A federal appeals court has overturned a lower court’s ruling regarding a challenge to Rep. Madison Cawthorn’s (R-North Carolina) candidacy, which could influence challenges against other candidates who have been accused of aiding an insurrection against the U.S. due to their attempts to keep former President Donald Trump in power.
A federal district judge previously ruled that Cawthorn’s eligibility to run for office couldn’t be challenged due to the Amnesty Act of 1872, which granted amnesty to former members of the Confederacy who had been barred from holding office due to conditions listed in the 14th Amendment to the Constitution. But that rationale was rejected on Tuesday in a ruling from a three-judge panel in the U.S. Court of Appeals for the Fourth Circuit.

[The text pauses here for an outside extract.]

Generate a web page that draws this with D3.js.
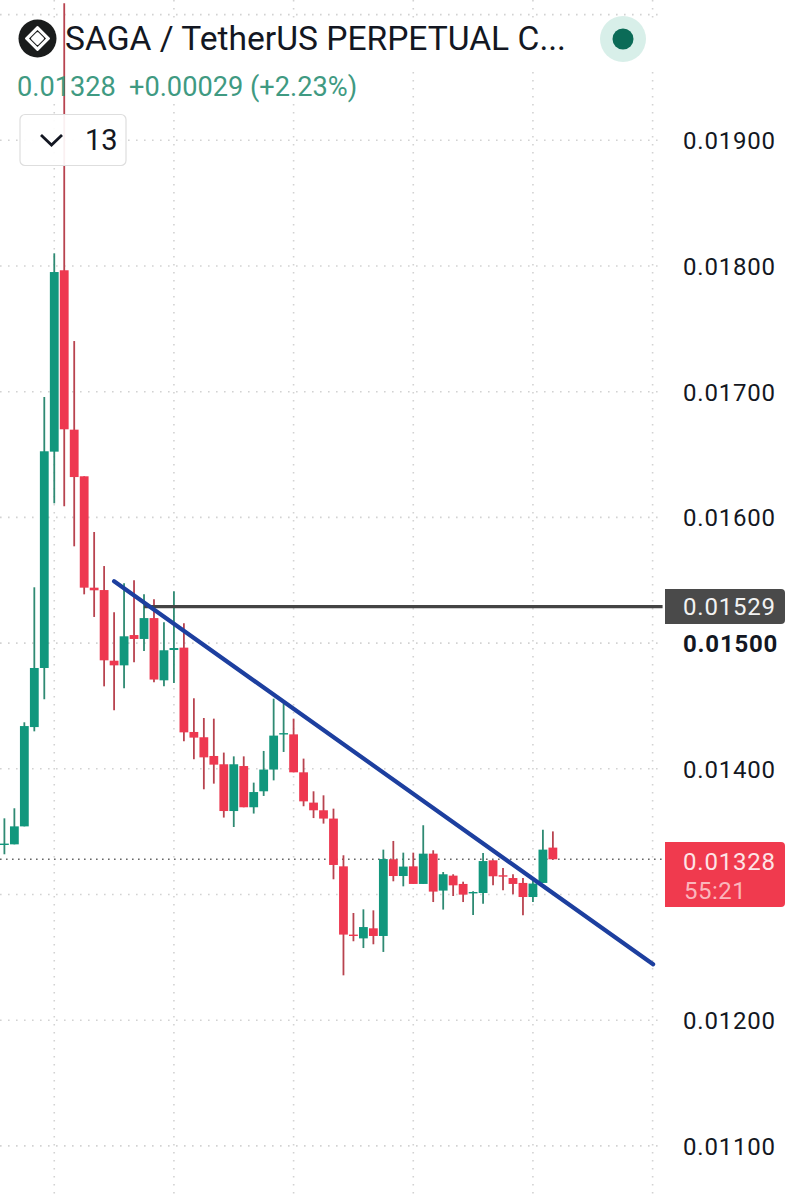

“We hold only that the 1872 Amnesty Act does not categorically exempt all future rebels and insurrectionists from the political disabilities that otherwise would be created by Section 3 of the Fourteenth Amendment,” the opinion from the court, written by Judge Toby Heytens, said.
Although the court made it explicitly clear that it was not directly ruling on Cawthorn’s eligibility, leaving that to lower courts to decide upon, its decision does mean that the Amnesty Act cannot be used as a means of defense against such challenges. The appeals panel also ruled that the challenge to Cawthorn wasn’t moot, even though he lost in a primary election to another Republican candidate earlier this week.
The ruling is only legally binding in jurisdictions overseen by the Fourth Circuit Court, which include the states of Maryland, Virginia, West Virginia, North Carolina and South Carolina. But the ruling could still influence decisions in other courts where Republicans are facing 14th Amendment challenges.
Five voters in Georgia, for example, are challenging the candidacy of Rep. Marjorie Taylor Greene (R-Georgia), a Trump loyalist who pushed for his administration to consider using martial law in order to keep the former president in power following his loss to now-President Joe Biden.
Earlier this year, Georgia Administrative Law Judge Charles Beaudrot ruled against the challenge from the voters on Greene’s candidacy, improperly shifting the responsibility of proving whether Greene was eligible to run to the voters, despite Georgia precedent saying that the onus should lie on the candidate. Beaudrot also claimed that the challengers hadn’t presented enough evidence, and that therefore, he wasn’t obligated to make any decision regarding the 1872 law.
Those voters filed an appeal arguing that Beaudrot’s ruling rested on faulty logic, and that Greene’s advocacy for the use of martial law and her vote against the certification of the 2020 presidential election should render her ineligible.
“Greene’s defense rested almost entirely on her claimed lack of memory,” the appeal states, adding that Greene “answered ‘I don’t recall’ or some version thereof more than 80 times during the hearing.”
It’s possible that the Amnesty Act question could come about during the appeal in Greene’s case within the 11th Circuit Court system, which Georgia is a part of. The ruling in the Cawthorn case could be cited as a legal precedent in Greene’s case.
The Cawthorn decision could also impact other Trump-loyalist Republicans. Reps. Andy Biggs and Paul Gosar of Arizona are currently facing similar challenges based on 14th Amendment eligibility questions.